Once the table schema is declared, the same template needs a #cargo_store call inside the <includeonly> section. This call creates a new row every time the template is transcluded.

<includeonly>
{{#cargo_store:_table=Books}}
 class="infobox"
! Author(s) || {{#arraymap:{{{Authors|}}}|,|x|{{#formredlink:form=Author|target=x}}}}
|- ! Genre(s) || {{{Genres|}}}
|- ! Year of publication || {{{YearOfPublication|}}}
|- ! Number of pages || {{{NumberOfPages|}}}
|}

<includeonly>
{{#cargo_store:_table=Authors}}
{| class="infobox"
! Country of origin || {{{Country|}}}
|- ! Books || {{#cargo_query:
    tables=Books
  | where=Authors HOLDS '{{PAGENAME}}'
  | format=ulist}}
|}

These snippets look a bit like ordinary infobox markup. The difference is the invisible #cargo_store tag that fires each time the page is saved, spitting a fresh row into the “Books” or “Authors” table.

3. Query the data

Fetching a list of all books by a given author, or every author born in a specific country, is a matter of using #cargo_query. The query can be placed on any wiki page – a special “list” page, a sidebar widget, or even inside another template.

{{#cargo_query:
| tables=Books
| fields=Authors, Genres, YearOfPublication
| where=Authors CONTAINS 'J.K. Rowling'
| order=YearOfPublication ASC
| format=template
| template=BookSummary}}

In this example the BookSummary template would receive the three fields and render them however you like – a simple bullet list, a table, or even a carousel of cover images.

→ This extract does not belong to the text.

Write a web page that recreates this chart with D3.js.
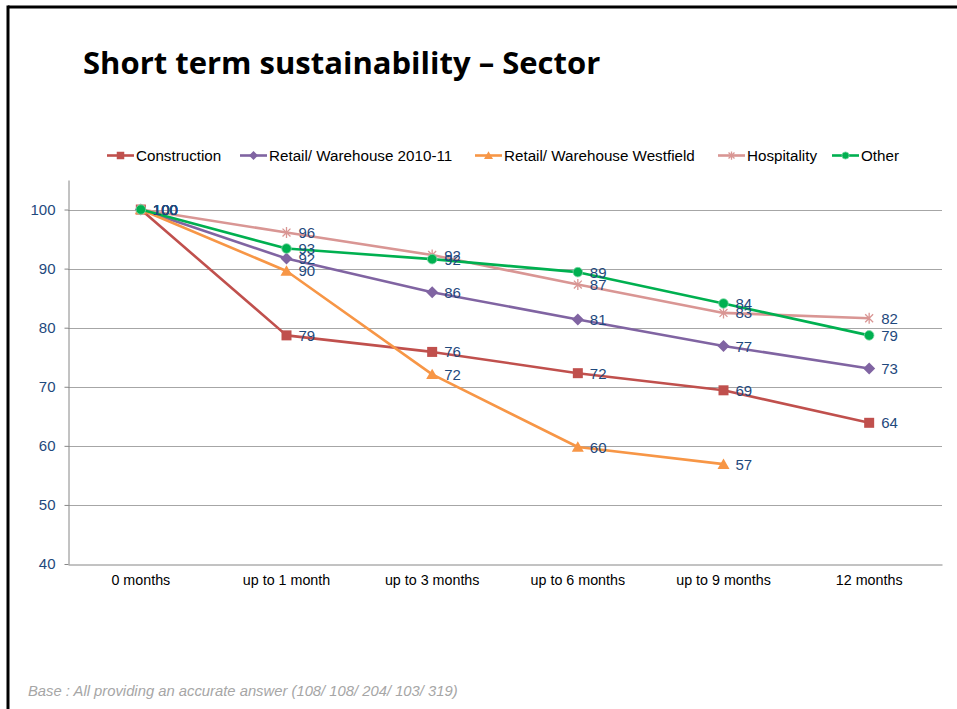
<!DOCTYPE html>
<html>
<head>
<meta charset="utf-8">
<script src="https://cdn.jsdelivr.net/npm/d3@7"></script>
<style>
  html, body { margin: 0; padding: 0; background: #fff; }
  svg { display: block; }
</style>
</head>
<body>
<svg id="chart" width="957" height="709"></svg>
<script>
// Time horizons on the x axis
const categories = ["0 months", "up to 1 month", "up to 3 months", "up to 6 months", "up to 9 months", "12 months"];

// Share still sustainable (%) by sector; null = no reading
const construction = [100, 78.7, 75.9, 72.3, 69.4, 63.9];
const retail201011 = [100, 91.7, 86.0, 81.4, 76.9, 73.1];
const retailWestfield = [100, 89.6, 72.1, 59.8, 56.9, null];
const hospitality = [100, 96.1, 92.3, 87.3, 82.5, 81.6];
const other = [100, 93.4, 91.6, 89.4, 84.1, 78.7];

const seriesNames = ["Construction", "Retail/ Warehouse 2010-11", "Retail/ Warehouse Westfield", "Hospitality", "Other"];
const yTicks = [40, 50, 60, 70, 80, 90, 100];

const seriesValues = [construction, retail201011, retailWestfield, hospitality, other];
const styles = [
  { color: "#C0504D", marker: "square" },
  { color: "#8064A2", marker: "diamond" },
  { color: "#F79646", marker: "triangle" },
  { color: "#D99694", marker: "asterisk" },
  { color: "#00B050", marker: "circle" }
];
const series = seriesNames.map((name, i) => ({ name, values: seriesValues[i], ...styles[i] }));

const FONT = "'Liberation Sans', Arial, sans-serif";
const svg = d3.select("#chart");

// Slide frame (left and top rules)
svg.append("line").attr("x1", 8).attr("x2", 957).attr("y1", 7).attr("y2", 7)
  .attr("stroke", "#000").attr("stroke-width", 3);
svg.append("line").attr("x1", 8).attr("x2", 8).attr("y1", 5.5).attr("y2", 709)
  .attr("stroke", "#000").attr("stroke-width", 3);

// Title
svg.append("text")
  .attr("x", 83).attr("y", 74)
  .attr("font-family", "'Open Sans', 'Liberation Sans', sans-serif")
  .attr("font-weight", "bold").attr("font-size", 31)
  .attr("fill", "#000")
  .text("Short term sustainability \u2013 Sector");

// Plot geometry
const plot = { left: 68, right: 942, top: 180, bottom: 564 };
const x = d3.scaleBand().domain(categories).range([plot.left, plot.right]);
const xc = c => x(c) + x.bandwidth() / 2;
const y = d3.scaleLinear().domain([40, 105]).range([plot.bottom, plot.top]);

// Horizontal gridlines
svg.append("g").selectAll("line").data(yTicks.filter(t => t > 40)).join("line")
  .attr("x1", plot.left).attr("x2", plot.right)
  .attr("y1", d => Math.round(y(d)) + 0.5).attr("y2", d => Math.round(y(d)) + 0.5)
  .attr("stroke", "#A6A6A6").attr("stroke-width", 1);

// Y axis
const yAxis = svg.append("g")
  .attr("transform", `translate(${plot.left + 0.5},0)`)
  .call(d3.axisLeft(y).tickValues(yTicks).tickSize(4).tickSizeOuter(0).tickPadding(9));
yAxis.select(".domain").attr("stroke", "#868686");
yAxis.selectAll(".tick line").attr("stroke", "#868686");
yAxis.selectAll(".tick text")
  .attr("font-family", FONT)
  .attr("font-size", 15).attr("fill", "#1F497D");

// X axis
const xAxis = svg.append("g")
  .attr("transform", `translate(0,${Math.round(y(40)) + 0.5})`)
  .call(d3.axisBottom(x).tickSize(0).tickSizeOuter(0).tickPadding(10));
xAxis.select(".domain").attr("stroke", "#868686");
xAxis.selectAll(".tick text")
  .attr("font-family", FONT)
  .attr("font-size", 14.3).attr("fill", "#000");

// Marker shapes
function drawMarker(g, kind, color, cx, cy, s) {
  if (kind === "square") {
    g.append("rect").attr("x", cx - s / 2).attr("y", cy - s / 2).attr("width", s).attr("height", s)
      .attr("fill", color);
  } else if (kind === "diamond") {
    const r = s * 0.6;
    g.append("path").attr("d", `M${cx},${cy - r}L${cx + r},${cy}L${cx},${cy + r}L${cx - r},${cy}Z`)
      .attr("fill", color);
  } else if (kind === "triangle") {
    const h = s * 0.95;
    g.append("path").attr("d", `M${cx},${cy - h * 0.6}L${cx + s * 0.6},${cy + h * 0.5}L${cx - s * 0.6},${cy + h * 0.5}Z`)
      .attr("fill", color);
  } else if (kind === "asterisk") {
    const r = s * 0.55;
    const d = r * 0.72;
    g.append("path")
      .attr("d", `M${cx - d},${cy - d}L${cx + d},${cy + d}M${cx - d},${cy + d}L${cx + d},${cy - d}M${cx},${cy - r}L${cx},${cy + r}`)
      .attr("stroke", color).attr("stroke-width", 1.3).attr("fill", "none");
  } else if (kind === "circle") {
    g.append("circle").attr("cx", cx).attr("cy", cy).attr("r", s * 0.48)
      .attr("fill", color).attr("stroke", "#7FD8A7").attr("stroke-width", 0.8);
  }
}

const line = d3.line()
  .defined(d => d.v !== null)
  .x(d => xc(d.c)).y(d => y(d.v));

// Lines and markers
series.forEach(s => {
  const pts = categories.map((c, i) => ({ c, v: s.values[i] }));
  const g = svg.append("g");
  g.append("path").datum(pts).attr("d", line)
    .attr("fill", "none").attr("stroke", s.color).attr("stroke-width", 2.6)
    .attr("stroke-linejoin", "round");
  pts.filter(p => p.v !== null).forEach(p => drawMarker(g, s.marker, s.color, xc(p.c), y(p.v), 10));
});

// Value labels
series.forEach(s => {
  svg.append("g").selectAll("text")
    .data(categories.map((c, i) => ({ c, v: s.values[i] })).filter(p => p.v !== null))
    .join("text")
    .attr("x", p => xc(p.c) + 12).attr("y", p => y(p.v) + 5.5)
    .attr("font-family", FONT)
    .attr("font-size", 15).attr("fill", "#1F497D")
    .text(p => d3.format(".0f")(p.v));
});

// Legend
const legendX = [107, 240, 475, 718, 832];
const legend = svg.append("g");
series.forEach((s, i) => {
  const lx = legendX[i], ly = 155.5;
  legend.append("line").attr("x1", lx).attr("x2", lx + 27).attr("y1", ly).attr("y2", ly)
    .attr("stroke", s.color).attr("stroke-width", 2.6);
  drawMarker(legend, s.marker, s.color, lx + 13.5, ly, 7.5);
  legend.append("text").attr("x", lx + 29).attr("y", ly + 5.5)
    .attr("font-family", FONT)
    .attr("font-size", 15.2).attr("fill", "#000")
    .text(s.name);
});

// Footnote
svg.append("text")
  .attr("x", 28).attr("y", 696)
  .attr("font-family", FONT)
  .attr("font-style", "italic").attr("font-size", 14.8)
  .attr("fill", "#A6A6A6")
  .text("Base : All providing an accurate answer (108/ 108/ 204/ 103/ 319)");
</script>
</body>
</html>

Putting it together – a real‑world page walk‑through

Below is a stripped‑down version of a Book page in our personal library wiki.

== {{PAGENAME}} ==
{{Book
| Authors=J.K. Rowling
| Genres=Fantasy, Adventure
| YearOfPublication=1997-06-26
| NumberOfPages=309
}}

When this page is saved, Cargo silently records a row like:

{
  "_pageName": "Harry Potter and the Philosopher's Stone",
  "Authors": ["J. Rowling"],
  "Genres": ["Fantasy", "Adventure"],
  "YearOfPublication": "1997-06-26",
  "NumberOfPages": 309
}

And an Author page looks like this:

== {{PAGENAME}} ==
{{Author
| Country=United Kingdom
}}

Because the #cargo_query clause inside the Author template pulls every book that lists the current page as an author, the author page automatically shows a list such as:

* Harry Potter and the Philosopher's Stone
* Harry Potter and the Chamber of Secrets
* ...

No manual update needed. Add a new book, and the author’s bibliography grows on its own.

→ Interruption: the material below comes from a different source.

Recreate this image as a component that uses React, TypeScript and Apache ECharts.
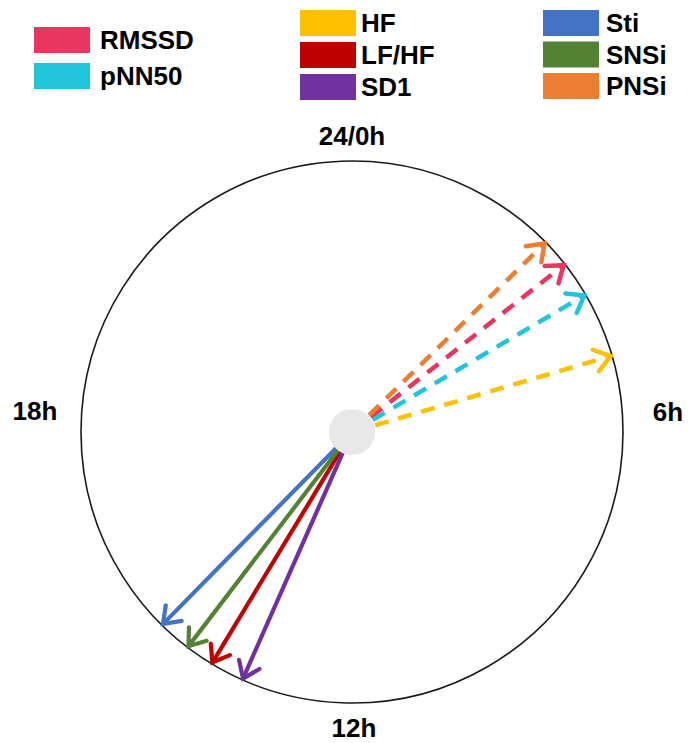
import React, { useEffect, useRef } from "react";
import * as echarts from "echarts";

const seriesNames = ["RMSSD", "pNN50", "HF", "LF/HF", "SD1", "Sti", "SNSi", "PNSi"];
const acrophaseHours = [3.45, 3.97, 4.91, 14.08, 13.59, 14.97, 14.49, 3.04];
const arrowLengths = [1, 1, 1, 1, 1, 1, 1, 1];
const isDashed = [true, true, true, false, false, false, false, true];
const seriesColors = ["#EA3561", "#22C4DC", "#FFC000", "#C00000", "#7030A0", "#4472C4", "#548235", "#ED7D31"];
const legendGroups = [["RMSSD", "pNN50"], ["HF", "LF/HF", "SD1"], ["Sti", "SNSi", "PNSi"]];
const hourLabels = ["24/0h", "6h", "12h", "18h"];

const FONT = '"Liberation Sans", Arial, sans-serif';

export default function App() {
  const ref = useRef<HTMLDivElement>(null);
  useEffect(() => {
    if (!ref.current) return;
    const chart = echarts.init(ref.current, undefined, { renderer: "svg" });

    const arrowSeries = seriesNames.map((name, i) => ({
      type: "custom",
      name,
      coordinateSystem: "polar",
      itemStyle: { color: seriesColors[i] },
      data: [[arrowLengths[i], acrophaseHours[i]]],
      z: 2,
      renderItem: (params: any, api: any) => {
        const r = api.value(0);
        const h = api.value(1);
        const tip = api.coord([r, h]);
        const o = api.coord([0, h]);
        const dx = tip[0] - o[0];
        const dy = tip[1] - o[1];
        const len = Math.hypot(dx, dy) || 1;
        const ux = dx / len;
        const uy = dy / len;
        const L = 19;
        const a = (36 * Math.PI) / 180;
        const ca = Math.cos(a);
        const sa = Math.sin(a);
        const t = [tip[0] - ux * 1.5, tip[1] - uy * 1.5];
        const w1 = [t[0] - L * (ux * ca - uy * sa), t[1] - L * (uy * ca + ux * sa)];
        const w2 = [t[0] - L * (ux * ca + uy * sa), t[1] - L * (uy * ca - ux * sa)];
        const color = seriesColors[i];
        const lw = isDashed[i] ? 4.5 : 4.2;
        return {
          type: "group",
          children: [
            {
              type: "line",
              shape: { x1: o[0], y1: o[1], x2: t[0] - ux * 2, y2: t[1] - uy * 2 },
              style: {
                stroke: color,
                lineWidth: lw,
                fill: null,
                lineDash: isDashed[i] ? [14, 10] : null,
              },
            },
            {
              type: "polyline",
              shape: { points: [w1, t, w2] },
              style: { stroke: color, lineWidth: lw, fill: null, lineJoin: "miter", lineCap: "round" },
            },
          ],
        };
      },
    }));

    const centerSeries = {
      type: "custom",
      name: "center",
      coordinateSystem: "polar",
      silent: true,
      z: 10,
      data: [[0, 0]],
      renderItem: (params: any, api: any) => {
        const c = api.coord([0, 0]);
        return {
          type: "circle",
          shape: { cx: c[0], cy: c[1], r: 23 },
          style: { fill: "#E8E8E8", stroke: null },
        };
      },
    };

    const legendPos = [
      { left: 34, top: 27, itemGap: 10, pad: 5 },
      { left: 300, top: 10, itemGap: 6, pad: 0 },
      { left: 543, top: 10, itemGap: 5.5, pad: 2 },
    ];

    chart.setOption({
      animation: false,
      backgroundColor: "#ffffff",
      polar: { center: [352, 432], radius: 271 },
      angleAxis: {
        type: "value",
        min: 0,
        max: 24,
        startAngle: 90,
        clockwise: true,
        axisLine: { show: true, lineStyle: { color: "#1a1a1a", width: 1.6 } },
        axisTick: { show: false },
        axisLabel: { show: false },
        splitLine: { show: false },
      },
      radiusAxis: {
        type: "value",
        min: 0,
        max: 1,
        axisLine: { show: false },
        axisTick: { show: false },
        axisLabel: { show: false },
        splitLine: { show: false },
      },
      legend: legendGroups.map((g, k) => ({
        data: g,
        orient: "vertical",
        left: legendPos[k].left,
        top: legendPos[k].top,
        itemGap: legendPos[k].itemGap,
        itemWidth: 56,
        itemHeight: 26,
        icon: "rect",
        padding: 0,
        selectedMode: false,
        textStyle: {
          fontSize: 26,
          fontWeight: "bold",
          fontFamily: FONT,
          color: "#000",
          lineHeight: 26,
          padding: [0, 0, 0, legendPos[k].pad],
        },
      })),
      graphic: [
        { pos: [352, 136] },
        { pos: [668, 412] },
        { pos: [354, 728] },
        { pos: [35, 411] },
      ].map((p, k) => ({
        type: "text",
        x: p.pos[0],
        y: p.pos[1],
        silent: true,
        style: {
          text: hourLabels[k],
          align: "center",
          verticalAlign: "middle",
          font: `bold 26px ${FONT}`,
          fill: "#000",
        },
      })),
      series: [...arrowSeries, centerSeries],
    });
    return () => chart.dispose();
  }, []);
  return (
    <div
      ref={ref}
      style={{ position: "fixed", left: 0, top: 0, width: 688, height: 743, background: "#fff" }}
    />
  );
}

Advanced tricks you might not see in the quick‑start guide

Aggregating queries. Use GROUP_CONCAT (available via #cargo_query groupby and aggregate=group_concat) to collect comma‑separated lists in a single field.
Computed fields. Declare a column with type=Number and fill it via a #if or parser function that calculates a score on the fly.
Full‑text search. Cargo’s _text pseudo‑column lets you search across all string fields without building a separate search index.
Export to CSV. Append | format=csv to a query and embed the result in a <pre> block for easy download.

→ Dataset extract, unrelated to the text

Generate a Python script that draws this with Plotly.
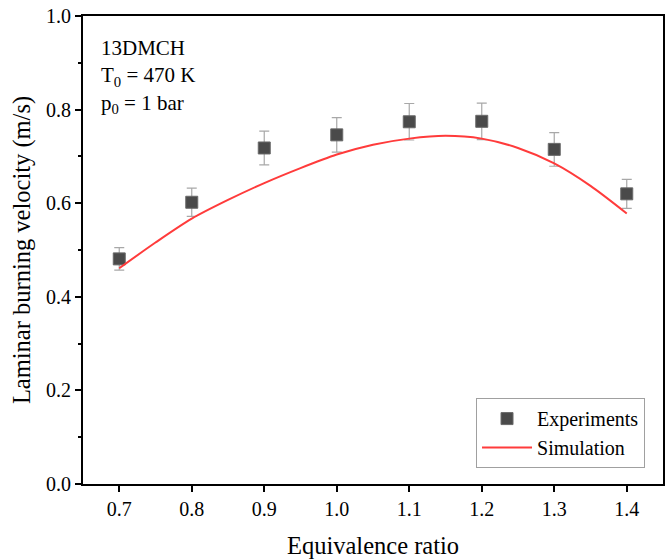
import plotly.graph_objects as go

# Measured laminar burning velocities
phi_exp = [0.7, 0.8, 0.9, 1.0, 1.1, 1.2, 1.3, 1.4]
su_exp = [0.481, 0.602, 0.718, 0.746, 0.774, 0.775, 0.715, 0.620]
su_err = [0.024, 0.030, 0.036, 0.037, 0.039, 0.039, 0.036, 0.031]

# Simulated laminar burning velocities
phi_sim = [0.70, 0.75, 0.80, 0.85, 0.90, 0.95, 1.00, 1.05, 1.10, 1.15, 1.20, 1.25, 1.30, 1.35, 1.40]
su_sim = [0.461, 0.516, 0.567, 0.607, 0.643, 0.675, 0.704, 0.725, 0.738, 0.744, 0.738, 0.718, 0.685, 0.637, 0.578]

x_ticks = [0.7, 0.8, 0.9, 1.0, 1.1, 1.2, 1.3, 1.4]
y_ticks = [0.0, 0.2, 0.4, 0.6, 0.8, 1.0]

FONT = "'Times New Roman', 'Liberation Serif', 'DejaVu Serif', serif"

fig = go.Figure()
fig.add_trace(go.Scatter(
    x=phi_exp, y=su_exp, mode="markers", name="Experiments",
    marker=dict(symbol="square", size=12, color="#4a4a4a",
                line=dict(color="#6a6a6a", width=1)),
    error_y=dict(type="data", array=su_err, visible=True,
                 color="#a8a8a8", thickness=1.2, width=5),
))
fig.add_trace(go.Scatter(
    x=phi_sim, y=su_sim, mode="lines", name="Simulation",
    line=dict(color="#ff3b3b", width=2, shape="spline", smoothing=0.8),
))

axis_common = dict(
    showgrid=False, zeroline=False, showline=True, linecolor="black",
    linewidth=2, mirror=True, ticks="outside", ticklen=6, tickwidth=1.5,
    tickcolor="black", tickfont=dict(family=FONT, size=20, color="black"),
)

fig.update_xaxes(
    range=[0.65, 1.45], tickvals=x_ticks,
    ticktext=[f"{v:.1f}" for v in x_ticks],
    title=dict(text="Equivalence ratio", font=dict(family=FONT, size=24.5, color="black"), standoff=18),
    **axis_common,
)
fig.update_yaxes(
    range=[0, 1.0], tickvals=y_ticks,
    ticktext=[f"{v:.1f}" for v in y_ticks],
    minor=dict(ticks="outside", ticklen=3, tickwidth=1.5, tickcolor="black", dtick=0.1),
    title=dict(text="Laminar burning velocity (m/s)", font=dict(family=FONT, size=24.5, color="black"), standoff=8),
    **axis_common,
)

fig.add_annotation(
    x=0.0, y=1.0, xref="paper", yref="paper", xanchor="left", yanchor="top",
    xshift=16, yshift=-18, align="left", showarrow=False,
    text="13DMCH<br>T<sub>0</sub> = 470 K<br>p<sub>0</sub> = 1 bar",
    font=dict(family=FONT, size=21, color="black"),
)

fig.update_layout(
    width=669, height=559,
    margin=dict(l=83, r=4, t=16, b=74),
    paper_bgcolor="white", plot_bgcolor="white",
    font=dict(family=FONT),
    showlegend=True,
    legend=dict(
        x=0.969, y=0.034, xanchor="right", yanchor="bottom",
        bordercolor="#a0a0a0", borderwidth=1, bgcolor="white",
        font=dict(family=FONT, size=20, color="black"),
        itemwidth=50, tracegroupgap=0,
    ),
)

fig.write_html("out.html")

These capabilities let you treat Cargo as a mini‑data‑warehouse sitting inside MediaWiki, without the overhead of a dedicated BI platform.

Performance considerations

Cargo stores data in ordinary MySQL/MariaDB tables, so the same indexing tricks you’d use for any other wiki table apply here. By default Cargo an index on _pageName and on any column you flag as primary=YES in the #cargo_declare line. If you expect heavy queries on a column like Genre, add an explicit index:

{{#cargo_declare:
  _table=Books
| Genres=List (,) of String
| _index=Genres
}}

Remember to run cargo rebuild from the maintenance scripts after modifying declarations – it re‑creates the tables and indexes safely.

Interoperability with Semantic MediaWiki

If you already run Semantic MediaWiki (SMW), Cargo can coexist peacefully. Both extensions use template‑based data entry, but Cargo’s syntax is a bit more concise and its query language resembles MediaWiki’s built‑in parser functions. You can even migrate SMW properties to Cargo tables using the built‑in migration guide, which copies existing triples into Cargo rows without data loss.

Typical pitfalls (and how to dodge ’em)

Forgetting the <noinclude> wrapper. Without it the #cargo_declare line ends up on every transclusion, creating duplicate tables and slowing down saves.
Mixing list separators. Cargo expects commas for List (,) types; using semicolons in the template will store the whole string as one entry.
Over‑using #cargo_query on high‑traffic pages. Each call hits the database; cache the result with #ifexist or move the query to a special page.
Neglecting field names with spaces. Cargo column identifiers must be “safe” – no spaces, no leading underscores (except the reserved _pageName).

These slip‑ups happen to most newcomers. A quick double‑check of your template code usually catches them before they snowball.

Wrapping up

Building a structured wiki doesn’t have to feel like assembling a jigsaw puzzle blindfolded. Cargo hands you a clear set of building blocks – declare, store, query – and lets you stay in the comfortable wikitext world you already know. Whether you’re cataloging a library, tracking conference speakers, or managing a product inventory, the extension turns ordinary pages into a relational backbone without pulling you out of the MediaWiki ecosystem.

Give Cargo a look‑over, sketch a couple of templates, and you’ll see how fast the data starts answering your own questions. The result is a wiki that not only displays information but also *knows* it.